Cleveland Indians Baseball Company (“Company”) filed suit in federal district court against the United States Internal Revenue Service (“IRS”) after the IRS denied the Company’s claim for a tax refund based on backpay wages paid pursuant to a grievance settlement agreement. The Company, owing eight players back-pay for wages due in 1986 and fourteen players backpay for wages due in 1987, paid the wages in 1994. The Company then sought a tax refund pursuant to the Federal Insurance Contributions Act (“FICA”) and the Federal Unemployment Tax Act (“FUTA”) on grounds that the wages should have been taxed by reference to the years they were due (1986 and 1987) rather than by reference to the year they actually were paid (1994). Bound by our precedent that a settlement for back-pay wages should not be allocated to the period when the employer finally pays but to the periods when the wages were not paid as usual, see Bowman v. United States, 824 F.2d 528 (1987), the district court entered judgment for the Company and ordered the Government to refund FICA and FUTA taxes. We affirmed. See Cleveland Indians Baseball Co. v. United States, 215 F.3d 1325 (6th Cir. 2000).
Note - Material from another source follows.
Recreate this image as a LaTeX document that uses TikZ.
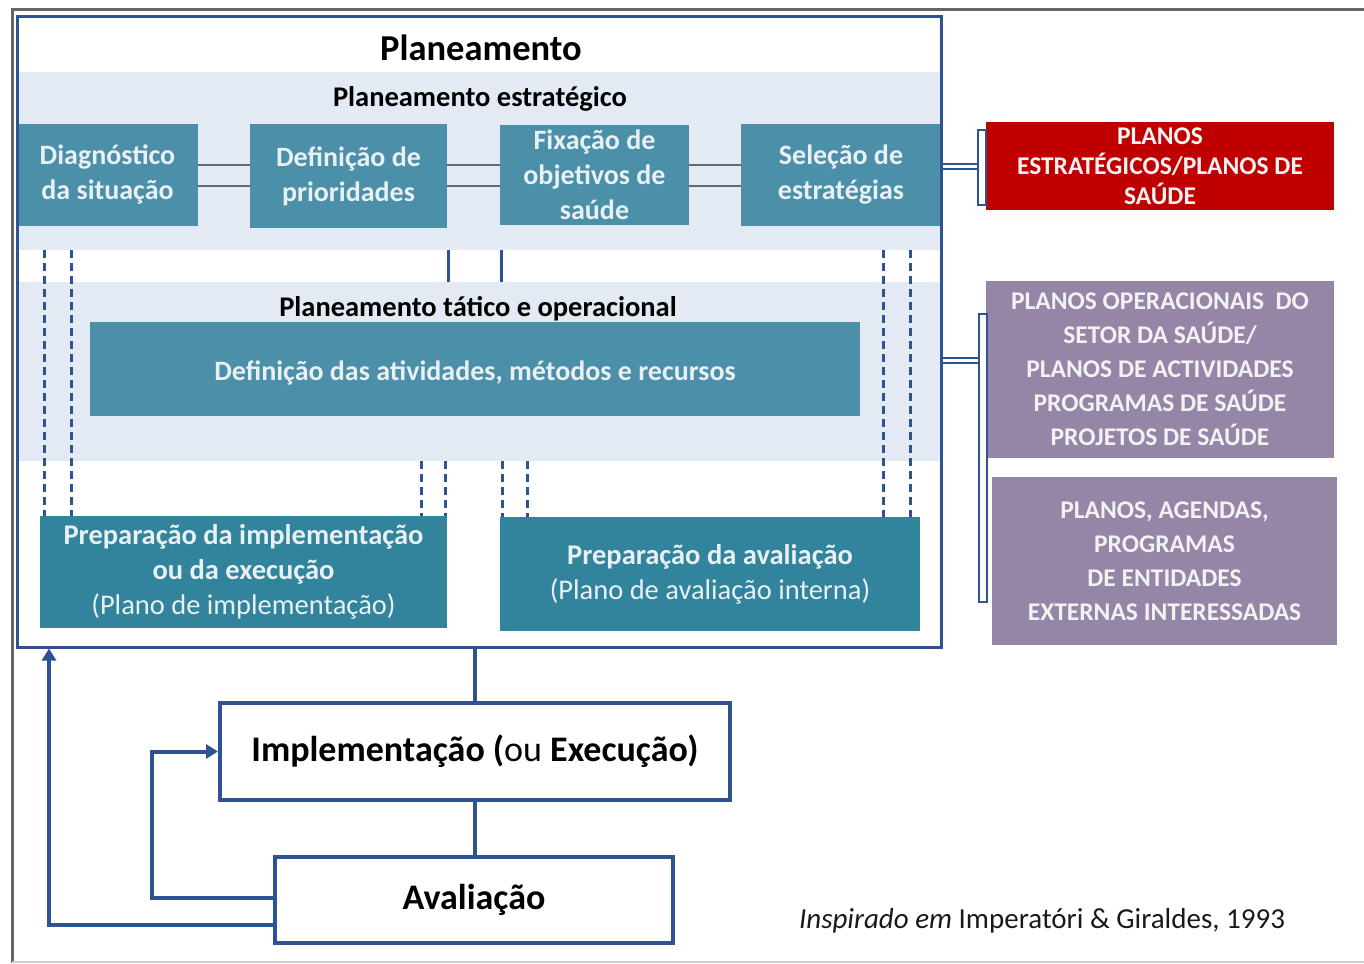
\documentclass[tikz,border=0pt]{standalone}
\usepackage{fontspec}
\setmainfont{Carlito}
\usetikzlibrary{positioning,arrows.meta}

\definecolor{stratteal}{HTML}{4B8FA9}
\definecolor{prepteal}{HTML}{31849B}
\definecolor{bandblue}{HTML}{E4EAF4}
\definecolor{darkblue}{HTML}{2F5290}
\definecolor{planred}{HTML}{C00000}
\definecolor{planpurple}{HTML}{9585A6}
\definecolor{boxtext}{HTML}{E9F0F4}
\definecolor{linkgray}{HTML}{5F6B73}
\definecolor{framegray}{HTML}{666666}

\begin{document}
\begin{tikzpicture}[x=1pt,y=-1pt,
        band/.style = {fill=bandblue, minimum width=924pt, inner sep=0pt},
        stratbox/.style = {fill=stratteal, text=boxtext, align=center, inner sep=0pt, font=\bfseries\fontsize{28}{35}\selectfont,
            execute at begin node=\rule{0pt}{28pt}},
        prepbox/.style = {fill=prepteal, text=boxtext, align=center, inner sep=0pt, font=\fontsize{28.5}{35}\selectfont,
            execute at begin node=\rule{0pt}{28pt}},
        stepnode/.style = {draw=darkblue, line width=4pt, fill=white, inner sep=0pt, font=\bfseries\fontsize{36}{40}\selectfont},
        plansbox/.style = {text=white!95!black, align=center, inner sep=0pt, font=\bfseries\fontsize{25.5}{34}\selectfont},
        bracket/.style = {draw=darkblue, fill=white, line width=2pt, minimum width=8pt, inner sep=0pt},
        graylink/.style = {draw=linkgray, line width=2pt, double=bandblue, double distance=19pt},
        bluelink/.style = {draw=darkblue, line width=2pt, double=white, double distance=3pt},
        dashlink/.style = {darkblue, line width=3pt, dash pattern=on 8pt off 5pt},
        solidlink/.style = {darkblue, line width=3pt},
        feedback/.style = {darkblue, line width=4pt, -{Triangle[length=12pt,width=14pt]}},]
        \useasboundingbox (0,0) rectangle (1364,963);
        \draw[framegray, line width=3pt] (1364,10) -- (12,10) -- (12,963);
        \draw[black!20, line width=1.5pt] (12,962) -- (1364,962);

        % bands of the planning frame
        \node[band, minimum height=178pt] (strat) at (479,161) {};
        \node[band, minimum height=179pt] (tact) at (479,371.5) {};
        \node[font=\bfseries\fontsize{36.5}{40}\selectfont] (title) at (481,48) {Planeamento};
        \node[font=\bfseries\fontsize{28.5}{32}\selectfont] (strattitle) at (480,99) {Planeamento estratégico};
        \node[font=\bfseries\fontsize{28.5}{32}\selectfont] (tacttitle) at (478,309) {Planeamento tático e operacional};

        % strategic steps
        \node[stratbox, minimum width=181pt, minimum height=102pt] (diag) at (107.5,175) {Diagnóstico\\da situação};
        \node[stratbox, minimum width=197pt, minimum height=104pt] (prio) at (348.5,176) {Definição de\\prioridades};
        \node[stratbox, minimum width=189pt, minimum height=100pt] (obj) at (594.5,175) {Fixação de\\objetivos de\\saúde};
        \node[stratbox, minimum width=200pt, minimum height=102pt] (estr) at (841,175) {Seleção de\\estratégias};
        \draw[graylink] (diag.east) -- (diag.east -| prio.west);
        \draw[graylink] (prio.west -| prio.east) ++(0,-1) -- (obj.west);
        \draw[graylink] (obj.east) -- (estr.west);

        % tactical level
        \node[stratbox, minimum width=770pt, minimum height=94pt] (activ) at (475,369) {Definição das atividades, métodos e recursos};
        \node[prepbox, minimum width=407pt, minimum height=112pt] (pimpl) at (243.5,572)
            {\textbf{Preparação da implementação}\\\textbf{ou da execução}\\(Plano de implementação)};
        \node[prepbox, minimum width=420pt, minimum height=114pt] (paval) at (710,574)
            {\textbf{Preparação da avaliação}\\(Plano de avaliação interna)};

        \draw[solidlink] (strat.south -| 448,0) -- (tact.north -| 448,0);
        \draw[solidlink] (strat.south -| 501,0) -- (tact.north -| 501,0);
        \draw[dashlink] (strat.south -| 44,0) -- (pimpl.north -| 44,0);
        \draw[dashlink] (strat.south -| 71,0) -- (pimpl.north -| 71,0);
        \draw[dashlink] (strat.south -| 883,0) -- (paval.north -| 883,0);
        \draw[dashlink] (strat.south -| 910,0) -- (paval.north -| 910,0);
        \draw[dashlink] (tact.south -| 421,0) -- (pimpl.north -| 421,0);
        \draw[dashlink] (tact.south -| 445,0) -- (pimpl.north -| 445,0);
        \draw[dashlink] (tact.south -| 502,0) -- (paval.north -| 502,0);
        \draw[dashlink] (tact.south -| 527,0) -- (paval.north -| 527,0);

        \node[draw=darkblue, line width=3pt, minimum width=924pt, minimum height=630pt, inner sep=0pt] (plan) at (479,332) {};

        % resulting plans
        \node[plansbox, fill=planred, minimum width=348pt, minimum height=88pt, font=\bfseries\fontsize{25.5}{30}\selectfont] (pstrat) at (1160,166)
            {PLANOS\\ESTRATÉGICOS/PLANOS DE\\SAÚDE};
        \node[plansbox, fill=planpurple, minimum width=348pt, minimum height=177pt] (poper) at (1160,369.5)
            {PLANOS OPERACIONAIS\ \ DO\\SETOR DA SAÚDE/\\PLANOS DE ACTIVIDADES\\PROGRAMAS DE SAÚDE\\PROJETOS DE SAÚDE};
        \node[plansbox, fill=planpurple, minimum width=345pt, minimum height=168pt] (pext) at (1164.5,561)
            {PLANOS, AGENDAS,\\PROGRAMAS\\DE ENTIDADES\\EXTERNAS INTERESSADAS};
        \node[bracket, minimum height=75pt] (brk1) at (982,167) {};
        \node[bracket, minimum height=288pt] (brk2) at (983,458) {};
        \draw[bluelink] (plan.east |- 0,166) -- (brk1.west |- 0,166);
        \draw[bluelink] (plan.east |- 0,360) -- (brk2.west |- 0,360);

        % implementation and evaluation
        \node[stepnode, minimum width=510pt, minimum height=97pt] (impl) at (475,751.5)
            {Implementação (\mdseries ou \bfseries Execução)};
        \node[stepnode, minimum width=398pt, minimum height=86pt] (aval) at (474,900) {Avaliação};
        \draw[solidlink, line width=4pt] (impl.north) -- (impl.north |- plan.south);
        \draw[solidlink, line width=4pt] (impl.south) -- (impl.south |- aval.north);
        \draw[feedback] (aval.west |- 0,898) -- (152,898) |- (impl.west);
        \draw[feedback] (aval.west |- 0,925) -| (plan.south -| 49,0);

        \node[font=\fontsize{29}{32}\selectfont, text=black!90] (source) at (1042,921)
            {\textit{Inspirado em} Imperatóri \& Giraldes, 1993};
    \end{tikzpicture}
\end{document}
By decision dated April 17, 2001, the Supreme Court of the United States reversed, holding that back wages are subject to FICA and FUTA taxes by reference to the year the wages are in fact paid. See United States v. Cleveland Indians Baseball Co., 532 U.S. 200, 121 S.Ct. 1433, 149 L.Ed.2d 401 (2001) (abrogating Bowman v. United States, 824 F.2d 528 (1987)). Accordingly, we VACATE the judgment and REMAND to the district court to enter final judgment in favor of the United States.